Of course there is more to it, but you will get more experience by reading about and trying out different methods on your data.

All clustering methods try to optimize a certain objective function based on dissimilarities. That does not give you a good clue to decide for or against an algorithm. Some algorithms require to give an estimate on the number of clusters present. Hierarchical clustering on the other hand does not require that. It can be used in R using hclust() or the amap package. Visualization such as heatmap() or heatmap2() can also be useful. My tip, try hclust with Ward's inter-cluster distance, too.

Model based clustering is implemented in the Mclust package. I found it very useful for MA data. It is "intelligent" in your sense in that it tries to guess optimal parameters by optimizing an information criterion (BIC).
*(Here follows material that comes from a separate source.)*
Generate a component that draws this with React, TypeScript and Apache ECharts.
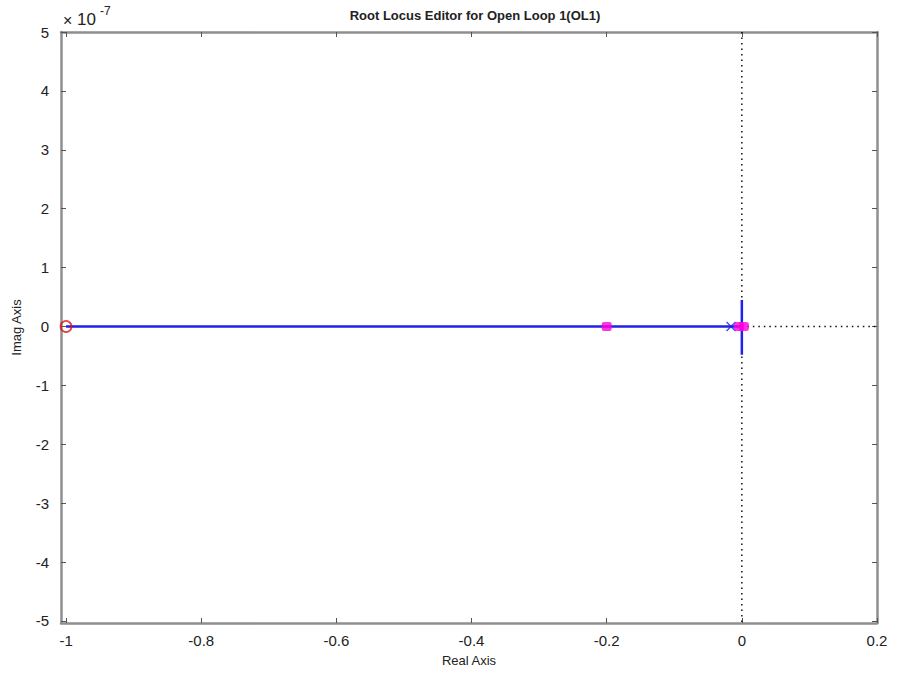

From the manual:

  • Model-based clustering (model and number of clusters selected via BIC).
  • Normal mixture modeling via EM for ten covariance structures.
  • Simulation from parameterized Gaussian mixtures.
  • Discriminant analysis via MclustDA.
  • Model-based hierarchical clustering for four covariance structures.
  • Displays, including uncertainty plots and random projections.

Recommendation: try many different methods:

  • PCA
  • Discriminant analysis if you have annotation data
  • hierarchical clustering
  • Model based clustering
  • Self organizing maps (cran package SOM)

Some methods for assessing clusters were discussed in this question

Hope this gives you some hints of where to proceede.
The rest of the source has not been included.